Kathy Liao

The work of Kathy Liao sweeps us away with its thereness. Though her medium is oil painting Liao’s work feels and reads like a photographic image, of a moment, and the emotion present within that moment.

In 3AM Kitchen, we see a simple composition of her grandmother in the kitchen, in the middle of the night. It’s mainly two color schemes - a blue half dominated by the refrigerator, while reds and pinks surround everything else except for her grandmother’s white hair and blouse. We feel as if we have stepped into this unguarded moment where Liao’s grandmother stands over the sink.

We don’t even have to know what’s she’s doing - eating, or cleaning, or preparing something for the next day. She’s just there, and with each exquisite stroke of Liao’s brush, we’re there with her too. The scene suggests a touching relationship with an elder loved one. Liao takes snippets like these of everyday life and makes them almost holy in both their simplicity and reverence.

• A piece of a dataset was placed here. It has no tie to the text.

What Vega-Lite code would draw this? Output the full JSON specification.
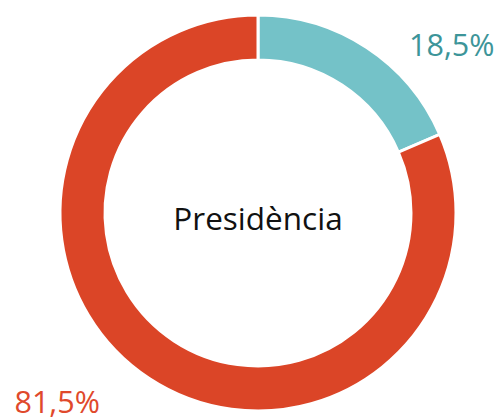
{
  "$schema": "https://vega.github.io/schema/vega-lite/v6.json",
  "width": 516,
  "height": 426,
  "padding": 0,
  "autosize": {"type": "none"},
  "background": "white",
  "config": {"view": {"stroke": null}, "font": "Open Sans"},
  "datasets": {
    "parts": [
      {"cat": "A", "value": 18.5, "label": "18,5%", "order": 1},
      {"cat": "B", "value": 81.5, "label": "81,5%", "order": 2}
    ],
    "center": [{"title": "Presidència"}]
  },
  "layer": [
    {
      "data": {"name": "parts"},
      "mark": {"type": "arc", "outerRadius": 198, "innerRadius": 153, "stroke": "white", "strokeWidth": 3},
      "encoding": {
        "theta": {"field": "value", "type": "quantitative", "stack": true},
        "order": {"field": "order", "type": "quantitative"},
        "color": {"field": "cat", "type": "nominal", "scale": {"domain": ["A", "B"], "range": ["#74c2c8", "#db4527"]}, "legend": null}
      }
    },
    {
      "data": {"name": "parts"},
      "mark": {"type": "text", "radius": 220, "fontSize": 30.5, "align": "center", "baseline": "alphabetic", "dx": 73, "dy": 27, "color": "#3d9599"},
      "encoding": {
        "theta": {"field": "value", "type": "quantitative", "stack": true},
        "order": {"field": "order", "type": "quantitative"},
        "text": {"condition": {"test": "datum.cat === 'A'", "field": "label"}, "value": ""}
      }
    },
    {
      "data": {"name": "parts"},
      "mark": {"type": "text", "radius": 220, "fontSize": 30.5, "align": "center", "baseline": "alphabetic", "dx": -80, "dy": 16, "color": "#e0492c"},
      "encoding": {
        "theta": {"field": "value", "type": "quantitative", "stack": true},
        "order": {"field": "order", "type": "quantitative"},
        "text": {"condition": {"test": "datum.cat === 'B'", "field": "label"}, "value": ""}
      }
    },
    {
      "data": {"name": "center"},
      "mark": {"type": "text", "fontSize": 31.5, "align": "center", "baseline": "alphabetic", "dy": 17, "color": "#111111"},
      "encoding": {
        "text": {"field": "title", "type": "nominal"}
      }
    }
  ]
}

“I project my thought and my experiences onto the canvas and the image pushes back. The result is an intimate back and forth conversation between myself and the work,” Liao said.

And in Your Space/My Space Liao, again, through color contrasts and expressive brush strokes brings us completely in the middle, not of a scene, but of the action and emotion of the scene. In this work, we see that boredom and routine and the mental checking out by way of a cell phone exude emotion. The way she does it makes you realize that so much of what we perceive in the world isn’t about the detailed precision that, say, an ink drawing would capture. But more that we perceive and judge the world by its impressions than by exacting detail. How Liao captures the loose way someone holds a phone on public transit tells us far more than if we saw a crease in the pants a subject is wearing.

Liao’s painting Float has a different feel - it evokes something more ephemeral than the other work. The strokes of an upside down male figure floating on an inner tube are broader and coarser causing the edges to be fuzzier. Rather than capturing a realistic scene in soft detail, this painting conjures up the recollection of a dream or distant memory. The combination of dark blue, eerie green, with a sweeping cascade of pink to one side adds to the unreality of the image. The turbulent paint surface hints at something lurking just out of sight.

As the artist explained, “My work is painted from observations, layered with sharp and hazy memories and recorded snap-shot photos.” But Liao’s memories come through with a force and an emotional clarity that is anything but hazy. Again, she gives us a sense of thereness. Her work reminds us that everything doesn’t require spelling out. It’s a pointing to, a signaling, a layer. And from there, our eyes and emotions take their own journeys.